The present invention relates generally to integrated semiconductor digital circuits, and more particularly to regulation of signal propagation delay presented by individual ones of a number of electronic circuits formed on an integrated circuit chip.
It is well known that the speed of electronic circuits (i.e., the propagation delay exhibited by a gate of an electronic digital circuit) formed on a semiconductor circuit chip can vary from chip to chip due to process variations. Typically, such gate delays can vary as much as 30% from chip to chip, and must be taken into account by designers. For example, a designer must be aware of the fact that when his or her design is fabricated in integrated circuit form, one particular chip may operate faster (have smaller gate delays) or slower (have greater gate delays) than another identical chip. The designer must be aware of the maximum and minimum limits of gate delay variations, and take them into account to make sure that digital signals converge at the inputs of any particular digital gate when they should, and/or remain long enough to be acted upon.
Of course, circuit manufacturers can tighten their specifications to reduce process variations experienced during integrated circuits fabrication. However, this solution can be very expensive. Accordingly, a happy medium is reached between a circuit speed variation that can be tolerated and fabrication expense. The result: Speed of the circuitry is reduced; good circuit design practice requires that the circuits of the chip be designed with operating speeds at the lower end of the variation range--even if not always true on an individual chip basis.

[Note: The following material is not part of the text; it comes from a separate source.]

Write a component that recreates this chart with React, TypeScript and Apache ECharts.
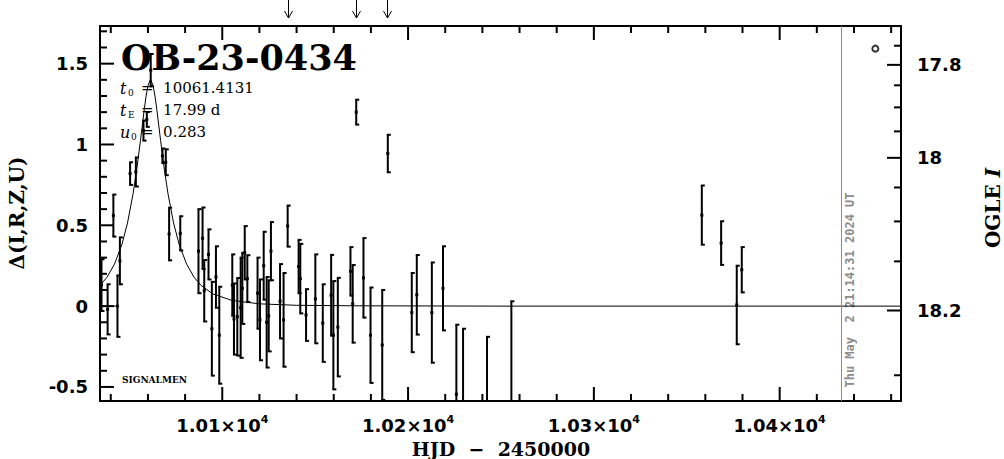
import React, { useEffect, useRef } from 'react';
import * as echarts from 'echarts';

// ---- axis ranges ----
const X_MIN = 10034.2;
const X_MAX = 10465.3;
const Y_MIN = -0.587;
const Y_MAX = 1.733;

// ---- ticks ----
const X_MAJOR = [10100, 10200, 10300, 10400];
const X_MINOR = [10040, 10060, 10080, 10120, 10140, 10160, 10180, 10220, 10240, 10260, 10280, 10320, 10340, 10360, 10380, 10420, 10440, 10460];
const Y_MAJOR = [-0.5, 0, 0.5, 1, 1.5];
const Y_MINOR = [-0.4, -0.3, -0.2, -0.1, 0.1, 0.2, 0.3, 0.4, 0.6, 0.7, 0.8, 0.9, 1.1, 1.2, 1.3, 1.4, 1.6, 1.7];
const MAG_MAJOR = [17.8, 18, 18.2];
const MAG_MINOR = [17.75, 17.85, 17.9, 17.95, 18.05, 18.1, 18.15, 18.25];
// right-axis scale: OGLE I magnitude vs. Δ (blended source)
const MAG_BASE = 18.196;
const SRC_FRAC = 0.149;

// ---- photometry (HJD-2450000, Δ mag, error) ----
const OBS_T = [
  10035.0, 10038.3, 10041.4, 10043.6, 10044.9, 10050.4, 10053.5, 10057.6, 10059.4, 10061.5,
  10067.8, 10069.6, 10071.4, 10077.4, 10087.2, 10089.4, 10090.3, 10092.6, 10094.4, 10096.6,
  10098.4, 10105.4, 10106.3, 10108.1, 10109.9, 10110.8, 10112.1, 10113.5, 10119.0, 10120.3,
  10122.3, 10123.9, 10125.0, 10126.2, 10131.1, 10133.0, 10135.2, 10141.1, 10142.0, 10145.1,
  10150.1, 10154.1, 10158.6, 10159.8, 10162.2, 10169.0, 10170.2, 10172.1, 10176.0, 10179.8,
  10186.1, 10189.1, 10202.0, 10204.7, 10212.8, 10218.8, 10226.0, 10229.6, 10242.5, 10255.6,
  10358.1, 10368.5, 10376.9, 10379.6,
];
const OBS_D = [
  0.13, -0.02, 0.56, 0.0, 0.28, 0.82, 0.83, 1.086, 1.155, 1.46,
  0.93, 0.89, 0.446, 0.45, 0.34, 0.42, 0.095, 0.32, -0.14, 0.18,
  -0.18, 0.13, -0.08, -0.066, -0.01, 0.11, 0.33, 0.17, 0.08, -0.085,
  0.25, -0.1, -0.06, 0.34, 0.03, -0.085, 0.495, 0.245, 0.17, -0.055,
  0.045, -0.105, 0.067, -0.18, -0.13, 0.215, 0.014, 1.2, 0.175, -0.18,
  -0.24, 0.944, -0.04, 0.07, -0.04, 0.11, -0.545, -0.62, -0.65, -0.6,
  0.563, 0.39, 0.007, 0.225,
];
const OBS_E = [
  0.16, 0.155, 0.13, 0.19, 0.145, 0.07, 0.09, 0.062, 0.046, 0.1,
  0.045, 0.08, 0.163, 0.106, 0.26, 0.19, 0.19, 0.155, 0.29, 0.19,
  0.3, 0.19, 0.22, 0.24, 0.31, 0.22, 0.165, 0.145, 0.22, 0.25,
  0.21, 0.28, 0.22, 0.18, 0.23, 0.29, 0.127, 0.165, 0.215, 0.16,
  0.275, 0.24, 0.25, 0.335, 0.305, 0.15, 0.24, 0.077, 0.246, 0.295,
  0.34, 0.116, 0.245, 0.246, 0.31, 0.26, 0.43, 0.48, 0.46, 0.63,
  0.183, 0.135, 0.243, 0.14,
];

// ---- model curve ----
const MODEL_T = [
  10034.2, 10038, 10042, 10046, 10049, 10052, 10054, 10056, 10057, 10058, 10059, 10060, 10061.4,
  10062.8, 10063.8, 10064.8, 10065.8, 10066.8, 10068.8, 10070.8, 10073.8, 10076.8, 10080.8,
  10084.8, 10088.6, 10095, 10105, 10120, 10140, 10170, 10250, 10465.3,
];
const MODEL_D = [
  0.128, 0.179, 0.26, 0.382, 0.514, 0.695, 0.848, 1.026, 1.121, 1.215, 1.299, 1.364, 1.403,
  1.364, 1.299, 1.215, 1.121, 1.026, 0.848, 0.695, 0.514, 0.382, 0.26,
  0.179, 0.128, 0.075, 0.036, 0.014, 0.005, 0.002, 0.0, 0.0,
];
const BASE_T = [10034.2, 10043.4];
const BASE_D = [0, 0];

const EXTRA_T = [10451.5];
const EXTRA_D = [1.593];
const ARROW_T = [10135.6, 10172.1, 10188.6];
const NOW_T = 10433.3;

const TITLE = 'OB-23-0434';
const STAMP = 'Thu May  2 21:14:31 2024 UT';

function magToDelta(m: number): number {
  const f = Math.pow(10, -0.4 * (m - MAG_BASE));
  return 2.5 * Math.log10((f - (1 - SRC_FRAC)) / SRC_FRAC);
}

const LABEL_FONT = 'DejaVu Sans';
const MAJOR_LEN = 14;
const MINOR_LEN = 7;
// interior anchors used to place frame ticks along one coordinate
const X_ANCHOR = 10250;
const Y_ANCHOR = 0.5;
const FALLBACK_CS = { x: 100, y: 26, width: 801, height: 375 };

export default function App() {
  const ref = useRef<HTMLDivElement>(null);
  useEffect(() => {
    if (!ref.current) return;
    const chart = echarts.init(ref.current, undefined, { renderer: 'svg' });
    const magMajorD = MAG_MAJOR.map(magToDelta);
    const magMinorD = MAG_MINOR.map(magToDelta);
    const model = MODEL_T.map((t, i) => [t, MODEL_D[i]]);
    const base = BASE_T.map((t, i) => [t, BASE_D[i]]);
    const extra = EXTRA_T.map((t, i) => [t, EXTRA_D[i]]);
    const obs = OBS_T.map((t, i) => [t, OBS_D[i], OBS_E[i]]);

    const xTicks = [
      ...X_MAJOR.map((v) => [v, Y_ANCHOR, MAJOR_LEN]),
      ...X_MINOR.map((v) => [v, Y_ANCHOR, MINOR_LEN]),
    ];
    const leftTicks = [
      ...Y_MAJOR.map((v) => [X_ANCHOR, v, MAJOR_LEN]),
      ...Y_MINOR.map((v) => [X_ANCHOR, v, MINOR_LEN]),
    ];
    const rightTicks = [
      ...magMajorD.map((v) => [X_ANCHOR, v, MAJOR_LEN]),
      ...magMinorD.map((v) => [X_ANCHOR, v, MINOR_LEN]),
    ];

    const tickSeries = (data: number[][], side: 'x' | 'left' | 'right') => ({
      type: 'custom',
      data,
      clip: false,
      silent: true,
      z: 5,
      renderItem: (params: any, api: any) => {
        const cs = params.coordSys || FALLBACK_CS;
        const p = api.coord([api.value(0), api.value(1)]);
        const len = api.value(2);
        const fill = { fill: '#000' };
        if (side === 'x') {
          return {
            type: 'group',
            children: [
              { type: 'rect', shape: { x: p[0] - 1, y: cs.y + cs.height - len, width: 2, height: len }, style: fill },
              { type: 'rect', shape: { x: p[0] - 1, y: cs.y, width: 2, height: len }, style: fill },
            ],
          };
        }
        if (side === 'left') {
          return {
            type: 'group',
            children: [{ type: 'rect', shape: { x: cs.x, y: p[1] - 1, width: len, height: 2 }, style: fill }],
          };
        }
        return {
          type: 'group',
          children: [{ type: 'rect', shape: { x: cs.x + cs.width - len, y: p[1] - 1, width: len, height: 2 }, style: fill }],
        };
      },
    });

    const lineStyle = { color: '#000', width: 2 };

    const option: any = {
      animation: false,
      backgroundColor: '#fff',
      grid: { left: 100, right: 103, top: 26, bottom: 58, containLabel: false, outerBoundsMode: 'none' },
      xAxis: [
        {
          type: 'value', position: 'bottom', min: X_MIN, max: X_MAX,
          axisLine: { show: true, onZero: false, lineStyle },
          axisTick: { show: false },
          splitLine: { show: false },
          axisLabel: {
            show: true,
            customValues: X_MAJOR,
            margin: 13,
            formatter: (v: number) => `{m|${(v / 10000).toFixed(2)}×10}{s|4}`,
            rich: {
              m: { fontSize: 18, fontWeight: 'bold', fontFamily: LABEL_FONT, color: '#000', lineHeight: 22 },
              s: { fontSize: 11, fontWeight: 'bold', fontFamily: LABEL_FONT, color: '#000', lineHeight: 12, verticalAlign: 'top' },
            },
          },
        },
        {
          type: 'value', position: 'top', min: X_MIN, max: X_MAX,
          axisLine: { show: true, onZero: false, lineStyle },
          axisTick: { show: false },
          axisLabel: { show: false },
          splitLine: { show: false },
        },
      ],
      yAxis: [
        {
          type: 'value', position: 'left', min: Y_MIN, max: Y_MAX,
          axisLine: { show: true, onZero: false, lineStyle },
          axisTick: { show: false },
          splitLine: { show: false },
          axisLabel: {
            show: true, customValues: Y_MAJOR, margin: 12,
            fontSize: 18, fontWeight: 'bold', fontFamily: LABEL_FONT, color: '#000',
            formatter: (v: number) => String(v),
          },
        },
        {
          type: 'value', position: 'right', min: Y_MIN, max: Y_MAX,
          axisLine: { show: true, onZero: false, lineStyle },
          axisTick: { show: false },
          splitLine: { show: false },
          axisLabel: {
            show: true, customValues: magMajorD, margin: 16,
            fontSize: 18, fontWeight: 'bold', fontFamily: LABEL_FONT, color: '#000',
            formatter: (v: number) => {
              const i = magMajorD.findIndex((d) => Math.abs(d - v) < 1e-9);
              return i >= 0 ? String(MAG_MAJOR[i]) : '';
            },
          },
        },
      ],
      series: [
        {
          type: 'line',
          data: model,
          showSymbol: false,
          symbol: 'none',
          clip: true,
          lineStyle: { color: '#000', width: 1 },
          silent: true,
          markLine: {
            silent: true,
            symbol: ['none', 'none'],
            label: { show: false },
            lineStyle: { color: '#8c8c8c', width: 1, type: 'solid' },
            data: [{ xAxis: NOW_T }],
          },
        },
        {
          type: 'line',
          data: base,
          showSymbol: false,
          symbol: 'none',
          lineStyle: { color: '#000', width: 1 },
          silent: true,
        },
        {
          type: 'custom',
          data: obs,
          clip: true,
          silent: true,
          renderItem: (params: any, api: any) => {
            const x = api.value(0);
            const v = api.value(1);
            const a = api.value(2);
            const st = { stroke: '#000', lineWidth: 2 };
            const top = api.coord([x, v + a]);
            const bot = api.coord([x, v - a]);
            const mid = api.coord([x, v]);
            return {
              type: 'group',
              children: [
                { type: 'line', shape: { x1: top[0], y1: top[1], x2: bot[0], y2: bot[1] }, style: st },
                { type: 'line', shape: { x1: top[0] - 1, y1: top[1], x2: top[0] + 3, y2: top[1] }, style: st },
                { type: 'line', shape: { x1: bot[0] - 1, y1: bot[1], x2: bot[0] + 3, y2: bot[1] }, style: st },
                { type: 'rect', shape: { x: mid[0] - 1.5, y: mid[1] - 1.5, width: 3, height: 3 }, style: { fill: '#000' } },
              ],
            };
          },
        },
        tickSeries(xTicks, 'x'),
        tickSeries(leftTicks, 'left'),
        tickSeries(rightTicks, 'right'),
        {
          type: 'scatter',
          data: extra,
          symbol: 'circle',
          symbolSize: 6,
          silent: true,
          itemStyle: { color: '#fff', borderColor: '#000', borderWidth: 2 },
        },
      ],
    };
    chart.setOption(option);

    const pt = (t: number, v: number) => chart.convertToPixel({ gridIndex: 0 }, [t, v]) as number[];
    const serif = '"DejaVu Serif"';
    const graphics: any[] = [];

    ARROW_T.forEach((t) => {
      const x = Math.round(pt(t, 0)[0]) + 0.5;
      graphics.push({ type: 'line', shape: { x1: x, y1: 0, x2: x, y2: 18 }, style: { stroke: '#000', lineWidth: 1 } });
      graphics.push({ type: 'polyline', shape: { points: [[x - 4, 11], [x, 18], [x + 4, 11]] }, style: { stroke: '#000', lineWidth: 1, fill: 'none' } });
    });
    const nowX = pt(NOW_T, 0)[0];
    graphics.push({
      type: 'text', x: nowX + 8, y: 290, rotation: Math.PI / 2,
      style: { text: STAMP, font: 'bold 12px "DejaVu Sans Mono"', fill: '#8c8c8c', align: 'center', verticalAlign: 'middle' },
    });
    graphics.push({
      type: 'text', x: 121, y: 57,
      style: { text: TITLE, font: `bold 35px ${serif}`, fill: '#000', align: 'left', verticalAlign: 'middle' },
    });
    const param = (y: number, sym: string, sub: string, subX: number, rest: string) => {
      graphics.push({ type: 'text', x: 120, y, style: { text: sym, font: `italic 16px ${serif}`, fill: '#000', align: 'left', verticalAlign: 'middle' } });
      graphics.push({ type: 'text', x: subX, y: y + 5, style: { text: sub, font: `9px ${serif}`, fill: '#000', align: 'left', verticalAlign: 'middle' } });
      graphics.push({ type: 'text', x: 141, y, style: { text: rest, font: `15px ${serif}`, fill: '#000', align: 'left', verticalAlign: 'middle' } });
    };
    param(88, 't', '0', 128, '=  10061.4131');
    param(110, 't', 'E', 128, '=  17.99 d');
    param(132, 'u', '0', 131, '=  0.283');
    graphics.push({
      type: 'text', x: 122, y: 380,
      style: { text: 'SIGNALMEN', font: `bold 9px ${serif}`, fill: '#000', align: 'left', verticalAlign: 'middle' },
    });
    graphics.push({
      type: 'text', x: 17, y: 213, rotation: Math.PI / 2,
      style: { text: 'Δ(I,R,Z,U)', font: `bold 20px ${serif}`, fill: '#000', align: 'center', verticalAlign: 'middle' },
    });
    graphics.push({
      type: 'text', x: 993, y: 208, rotation: Math.PI / 2,
      style: {
        text: 'OGLE {i|I}', font: `bold 20px ${serif}`, fill: '#000', align: 'center', verticalAlign: 'middle',
        rich: { i: { fontStyle: 'italic', fontWeight: 'bold', fontSize: 20, fontFamily: 'DejaVu Serif' } },
      },
    });
    graphics.push({
      type: 'text', x: 501, y: 449,
      style: { text: 'HJD  −  2450000', font: `bold 19px ${serif}`, fill: '#000', align: 'center', verticalAlign: 'middle' },
    });
    chart.setOption({ graphic: graphics });

    return () => chart.dispose();
  }, []);
  return (
    <div
      ref={ref}
      style={{ position: 'fixed', left: 0, top: 0, width: 1004, height: 459, background: '#fff' }}
    />
  );
}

There have been techniques proposed that provide dynamic regulation of an electronic circuit's delay. These techniques, however, are generally limited to controlling small circuit operating parameters in the internal switching and amplifying sections of the gate. It has been found, however, that process variations, insofar as gate delays are concerned, often affect the output stages of a gate. This is because a digital gate typically drives a number of other gates, and must, therefore, be capable of sourcing (or sinking) relatively large output currents during output transitions. Process variations can cause concomitant variations in the impedance (primarily capacitance) seen by these output stages which affect the time it takes for the gate's output to change from one state to another.